SUPPLIED MATERIAL =
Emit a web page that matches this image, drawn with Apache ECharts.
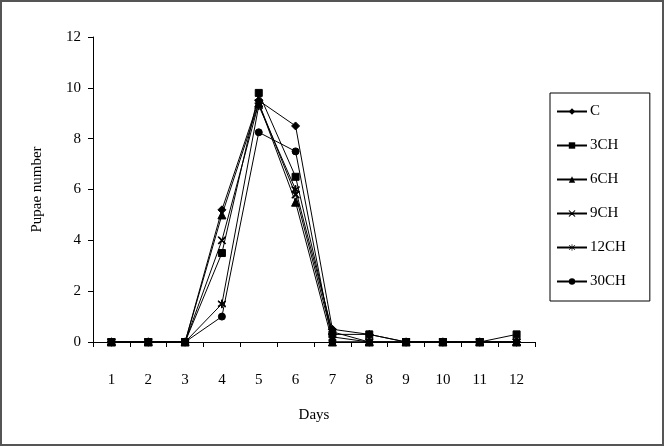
<!DOCTYPE html>
<html>
<head>
<meta charset="utf-8">
<script src="https://cdn.jsdelivr.net/npm/echarts@6/dist/echarts.min.js"></script>
<style>
  html, body { margin: 0; padding: 0; background: #fff; }
  #chart { width: 665px; height: 447px; }
</style>
</head>
<body>
<div id="chart"></div>
<script>
const days = ["1", "2", "3", "4", "5", "6", "7", "8", "9", "10", "11", "12"];
const seriesC    = [0, 0, 0, 5.2, 9.5, 8.5, 0.5, 0.3, 0, 0, 0, 0];
const series3CH  = [0, 0, 0, 3.5, 9.8, 6.5, 0.3, 0.3, 0, 0, 0, 0.3];
const series6CH  = [0, 0, 0, 5.0, 9.4, 5.5, 0, 0, 0, 0, 0, 0];
const series9CH  = [0, 0, 0, 4.0, 9.4, 5.8, 0.2, 0, 0, 0, 0, 0];
const series12CH = [0, 0, 0, 1.5, 9.3, 6.0, 0.4, 0, 0, 0, 0, 0];
const series30CH = [0, 0, 0, 1.0, 8.25, 7.5, 0, 0, 0, 0, 0, 0];

const font = "Liberation Serif";
const cross = "path://M0,0L10,10M10,0L0,10M0,0L1,0L10,9L10,10L9,10L0,1ZM9,0L10,0L10,1L1,10L0,10L0,9Z";
const asterisk = "path://M4.5,0H5.5V4.2L9,1.2L9.7,1.9L6.2,5L9.7,8.1L9,8.8L5.5,5.8V10H4.5V5.8L1,8.8L0.3,8.1L3.8,5L0.3,1.9L1,1.2L4.5,4.2Z";

const defs = [
  { name: "C", data: seriesC, symbol: "diamond", size: 8 },
  { name: "3CH", data: series3CH, symbol: "rect", size: 7 },
  { name: "6CH", data: series6CH, symbol: "triangle", size: 8 },
  { name: "9CH", data: series9CH, symbol: cross, size: 7 },
  { name: "12CH", data: series12CH, symbol: asterisk, size: 8 },
  { name: "30CH", data: series30CH, symbol: "circle", size: 7 },
];

const chart = echarts.init(document.getElementById("chart"));
chart.setOption({
  animation: false,
  backgroundColor: "#fff",
  textStyle: { fontFamily: font, color: "#000" },
  graphic: [
    {
      type: "rect",
      shape: { x: 1, y: 1, width: 662, height: 444 },
      style: { fill: null, stroke: "#555", lineWidth: 2 },
      silent: true,
    },
  ],
  grid: { left: 93, top: 37, width: 442, height: 305 },
  legend: {
    orient: "vertical",
    left: 550,
    top: 93,
    padding: [11, 24, 12, 6],
    itemGap: 19,
    itemWidth: 30,
    itemHeight: 8,
    borderColor: "#000",
    borderWidth: 1,
    textStyle: { fontFamily: font, fontSize: 15, color: "#000", padding: [0, 0, 0, -2] },
    data: defs.map(d => d.name),
  },
  xAxis: {
    type: "category",
    data: days,
    boundaryGap: true,
    name: "Days",
    nameLocation: "middle",
    nameGap: 66,
    nameTextStyle: { fontFamily: font, fontSize: 15, color: "#000" },
    axisLine: { lineStyle: { color: "#000", width: 1 } },
    axisTick: { show: true, length: 5, lineStyle: { color: "#000" } },
    axisLabel: { fontFamily: font, fontSize: 15, color: "#000", margin: 31 },
  },
  yAxis: {
    type: "value",
    min: 0,
    max: 12,
    interval: 2,
    name: "Pupae number",
    nameLocation: "middle",
    nameGap: 48,
    nameTextStyle: { fontFamily: font, fontSize: 15, color: "#000" },
    splitLine: { show: false },
    axisLine: { show: true, lineStyle: { color: "#000", width: 1 } },
    axisTick: { show: true, length: 5, lineStyle: { color: "#000" } },
    axisLabel: { fontFamily: font, fontSize: 15, color: "#000", margin: 12 },
  },
  series: defs.map(d => ({
    name: d.name,
    type: "line",
    data: d.data,
    symbol: d.symbol,
    symbolSize: d.size,
    showAllSymbol: true,
    lineStyle: { color: "#000", width: 1 },
    itemStyle: { color: "#000", borderColor: "#000" },
    emphasis: { disabled: true },
  })),
});
</script>
</body>
</html>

WHAT THE EXERCISE ASKS =
Extract the lines exactly, please: the first line of the listing, the line with "7.5, 0, 0, 0, 0, 0, 0];", and every line between them, but no pictures.

ANSWER TO THE TASK =
Emit a web page that matches this image, drawn with Apache ECharts.
<!DOCTYPE html>
<html>
<head>
<meta charset="utf-8">
<script src="https://cdn.jsdelivr.net/npm/echarts@6/dist/echarts.min.js"></script>
<style>
  html, body { margin: 0; padding: 0; background: #fff; }
  #chart { width: 665px; height: 447px; }
</style>
</head>
<body>
<div id="chart"></div>
<script>
const days = ["1", "2", "3", "4", "5", "6", "7", "8", "9", "10", "11", "12"];
const seriesC    = [0, 0, 0, 5.2, 9.5, 8.5, 0.5, 0.3, 0, 0, 0, 0];
const series3CH  = [0, 0, 0, 3.5, 9.8, 6.5, 0.3, 0.3, 0, 0, 0, 0.3];
const series6CH  = [0, 0, 0, 5.0, 9.4, 5.5, 0, 0, 0, 0, 0, 0];
const series9CH  = [0, 0, 0, 4.0, 9.4, 5.8, 0.2, 0, 0, 0, 0, 0];
const series12CH = [0, 0, 0, 1.5, 9.3, 6.0, 0.4, 0, 0, 0, 0, 0];
const series30CH = [0, 0, 0, 1.0, 8.25, 7.5, 0, 0, 0, 0, 0, 0];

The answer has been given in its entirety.